>>11I'll finish reading Wadler and some related papers later.
Perhaps I'm a bit fuzzy on what you're suggesting. Is it that Haskell's idea of a function (which is completely different from functions in imperative languages) is sufficient to implement maps in general? Pretending for the moment that Haskell allows you to have two argument functions, a lookup function could take a map and a key and produce the associated value from the map. Using currying to get this in Haskell, we create a function that takes a map and produces a function that takes a key and produces the associated value. Ok, we can save that inner function instead of applying it right away, as it's already "bound" to the particular map. Is this what you're getting at? I'll assume it is for the moment.
Unfortunately, that function falls pretty short of the functionality of a map. It represents only one operation: look up a key. Maps need to be extensible (produce a new map with a key/value added, removed, or replaced), enumerable (what are the keys?), comparable (does this map have the same key/value pairs as this other map? Are they a superset?), and testable (is this key in it?). I suppose that might be its advantage as well. The function just takes a key and produces a value, regardless of how that is accomplished, so its behavior can be independent of its representation. It's just a discrete partial function (if you throw a Maybe in there to make it partial, which also gives you back the testable property above).
Now note that absolutely *any* function with the right signature can be used there instead, which is a kind of polymorphism over a single operation. That might sound freeing, but other languages certainly have closures with signatures. But in other languages you usually choose *not* to implement most polymorphism in this way, because it conceals the intention – that we wanted a map that was readable, extensible, enumerable, comparable, and testable. We didn't want to separate the functionality, we wanted an abstraction of an object for which all these operations apply, all to the same object. We want to carry these capabilities around in a bundle, an object, specifically designed for these purposes. That seems to be why Data.Map exists.

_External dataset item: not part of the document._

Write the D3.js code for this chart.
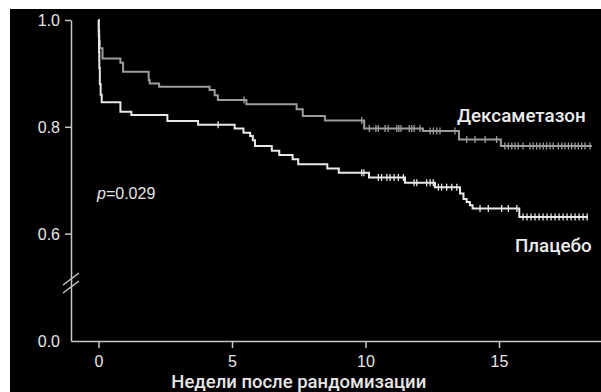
<!DOCTYPE html>
<html>
<head>
<meta charset="utf-8">
<script src="https://cdn.jsdelivr.net/npm/d3@7"></script>
<style>
  body { margin: 0; background: #fff; }
  svg { display: block; }
</style>
</head>
<body>
<div id="container"></div>
<script>
// Kaplan-Meier steps: time (weeks) and survival after the step
const dexTimes = [0, 0.01, 0.03, 0.05, 0.15, 0.82, 0.92, 1.88, 1.92, 2.27, 4.16, 4.35, 4.47, 5.54,
    7.42, 7.65, 8.48, 9.95, 12.15, 13.5, 15.07];
const dexSurv = [1.0, 0.98, 0.96, 0.947, 0.928, 0.92, 0.903, 0.887, 0.881, 0.875, 0.869, 0.859, 0.85, 0.842,
    0.833, 0.82, 0.812, 0.797, 0.792, 0.776, 0.764];
const dexEnd = 18.48;
const dexCensored = [0.04, 5.45, 9.86, 10.14, 10.39, 10.48, 10.73, 10.85, 11.17, 11.25, 11.33, 11.64, 11.73,
    11.82, 12.04, 12.42, 12.54, 12.67, 12.79, 13.35, 13.79, 14.1, 14.48, 14.91, 15.22, 15.35, 15.48, 15.6,
    15.72, 15.9, 16.16, 16.28, 16.41, 16.53, 16.66, 16.78, 16.91, 17.03, 17.22, 17.35, 17.47, 17.6, 17.72,
    17.85, 17.97, 18.1, 18.22, 18.41];

const plaTimes = [0, 0.01, 0.02, 0.03, 0.05, 0.08, 0.12, 0.82, 1.23, 2.58, 3.73, 5.1, 5.43, 5.68, 5.78,
    5.86, 6.49, 6.77, 7.27, 7.48, 8.57, 9.0, 10.13, 11.48, 12.6, 13.54, 13.67, 13.79, 13.91, 14.01, 15.76];
const plaSurv = [1.0, 0.97, 0.94, 0.91, 0.88, 0.86, 0.846, 0.828, 0.822, 0.811, 0.804, 0.797, 0.789, 0.783,
    0.775, 0.764, 0.755, 0.747, 0.739, 0.73, 0.722, 0.714, 0.705, 0.695, 0.687, 0.675, 0.665, 0.659, 0.653,
    0.647, 0.631];
const plaEnd = 18.33;
const plaCensored = [4.48, 9.86, 9.94, 10.48, 10.6, 10.8, 10.92, 11.07, 11.23, 11.42, 11.82, 11.92, 12.29,
    12.42, 12.54, 12.73, 12.85, 13.04, 13.23, 13.42, 14.29, 14.6, 15.1, 15.35, 15.67, 15.9, 16.05, 16.2,
    16.35, 16.5, 16.65, 16.8, 16.95, 17.1, 17.25, 17.4, 17.55, 17.7, 17.85, 18.0, 18.15, 18.3];

const xTicks = [0, 5, 10, 15];
const yTicks = [0, 0.6, 0.8, 1.0];
const xTitle = "Недели после рандомизации";
const dexLabel = "Дексаметазон";
const plaLabel = "Плацебо";

const width = 601;
const height = 392;
const axisColor = "#c8c8c8";
const dexColor = "#9c9c9c";
const plaColor = "#e8e8e8";

const svg = d3.select("#container")
    .append("svg")
    .attr("width", width)
    .attr("height", height);

// black panel
svg.append("rect")
    .attr("x", 10)
    .attr("y", 9)
    .attr("width", width - 10)
    .attr("height", height - 9)
    .attr("fill", "#000");

// x starts a little before 0 so the axis line meets the y axis
const x = d3.scaleLinear()
    .domain([-1.03, 19])
    .range([71, 605.8]);

// broken y axis: 0 .. 0.5 squeezed, 0.5 .. 1.0 linear
const y = d3.scaleLinear()
    .domain([0, 0.5, 1])
    .range([341, 287, 20]);

const gx = svg.append("g")
    .attr("transform", `translate(0,${y(0)})`)
    .call(d3.axisBottom(x).tickValues(xTicks).tickSize(7).tickSizeOuter(0).tickPadding(8));

const gy = svg.append("g")
    .attr("transform", `translate(${x(-1.03)},0)`)
    .call(d3.axisLeft(y).tickValues(yTicks).tickSize(6).tickSizeOuter(0).tickPadding(5)
        .tickFormat(d3.format(".1f")));

[gx, gy].forEach(g => {
    g.selectAll("path, line").attr("stroke", axisColor).attr("stroke-width", 1.5);
    g.selectAll("text")
        .attr("fill", "#e6e6e6")
        .style("font-family", "'Liberation Sans', Arial, sans-serif")
        .style("font-size", "16px");
});
gy.selectAll(".tick").filter(d => d === 0).select("line").remove();
gy.selectAll(".tick text").attr("dy", "0.36em");

// axis break marks
[279, 287].forEach(cy => {
    svg.append("line")
        .attr("x1", 63).attr("y1", cy + 6)
        .attr("x2", 79).attr("y2", cy - 6)
        .attr("stroke", axisColor)
        .attr("stroke-width", 1.5);
});

// x title
svg.append("text")
    .attr("x", x(7.5))
    .attr("y", 388)
    .attr("text-anchor", "middle")
    .attr("fill", "#e6e6e6")
    .style("font-family", "Roboto, sans-serif")
    .style("font-weight", 500)
    .style("font-size", "18.5px")
    .text(xTitle);

// survival curves
const line = d3.line()
    .x(d => x(d[0]))
    .y(d => y(d[1]))
    .curve(d3.curveStepAfter);

function drawCurve(times, surv, end, censored, color) {
    const pts = times.map((t, i) => [t, surv[i]]);
    pts.push([end, surv[surv.length - 1]]);
    svg.append("path")
        .datum(pts)
        .attr("d", line)
        .attr("fill", "none")
        .attr("stroke", color)
        .attr("stroke-width", 2);

    const bis = d3.bisector(d => d).right;
    censored.forEach(t => {
        const s = surv[bis(times, t) - 1];
        svg.append("line")
            .attr("x1", x(t)).attr("x2", x(t))
            .attr("y1", y(s) - 3.5).attr("y2", y(s) + 3.5)
            .attr("stroke", color)
            .attr("stroke-width", 1.3);
    });
}

drawCurve(dexTimes, dexSurv, dexEnd, dexCensored, dexColor);
drawCurve(plaTimes, plaSurv, plaEnd, plaCensored, plaColor);

// labels
svg.append("text")
    .attr("x", 457)
    .attr("y", 122)
    .attr("fill", "#ececec")
    .style("font-family", "Roboto, sans-serif")
    .style("font-weight", 500)
    .style("font-size", "18.8px")
    .text(dexLabel);

svg.append("text")
    .attr("x", 515)
    .attr("y", 252)
    .attr("fill", "#ececec")
    .style("font-family", "Roboto, sans-serif")
    .style("font-weight", 500)
    .style("font-size", "18.8px")
    .text(plaLabel);

const pText = svg.append("text")
    .attr("x", 97)
    .attr("y", 199)
    .attr("fill", "#e6e6e6")
    .style("font-family", "'Liberation Sans', Arial, sans-serif")
    .style("font-size", "16px");
pText.append("tspan").style("font-style", "italic").text("p");
pText.append("tspan").text("=0.029");
</script>
</body>
</html>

Interestingly, Java 1.1 -1.7 chose the /opposite/ approach by denying functions and /only/ providing bulky inner classes as a way of bundling functionality with functions... even if you only wanted one piece of functionality. Fortunately, this experiment in boilerplate-writing was concluded with Java 1.8.
I'm not particularly skilled at Haskell, so maybe you could walk me through translating the two lines of Avail code I provided earlier. The first line used "_:_:=_" to declare a local variable with a type and set its initial value. We could have left out the type and used "_::=_" instead, to define a local constant whose type was deduced from the expression (we have forward-only type deductions in Avail, for reasons I won't go into). The expression being assigned used the map construction operation "{«_→_‡,»}" (braces around a comma-separated list of right-arrow-separated pairs), and for the keys it used the set construction operation "{«_‡,»}" (i.e., braces around a comma-separated list of elements). For the empty set it used a zero-argument "∅" operation (just because {} means empty map, not set).
The second line created another set via "{«_‡,»}", looked that up as a key in m via "_[_]" (the lookup operation), converted the resulting integer (yes, it was known statically to be an integer) to a string via the smart quotes operator "“_”", and passed that string to "Print:_". Let's ignore the I/O aspect for this example.
I don't mean this to be a difficult challenge, although I suspect it is. I think after this, it should be pretty clear that whoever claimed Avail was based on Haskell was making a major category error :-).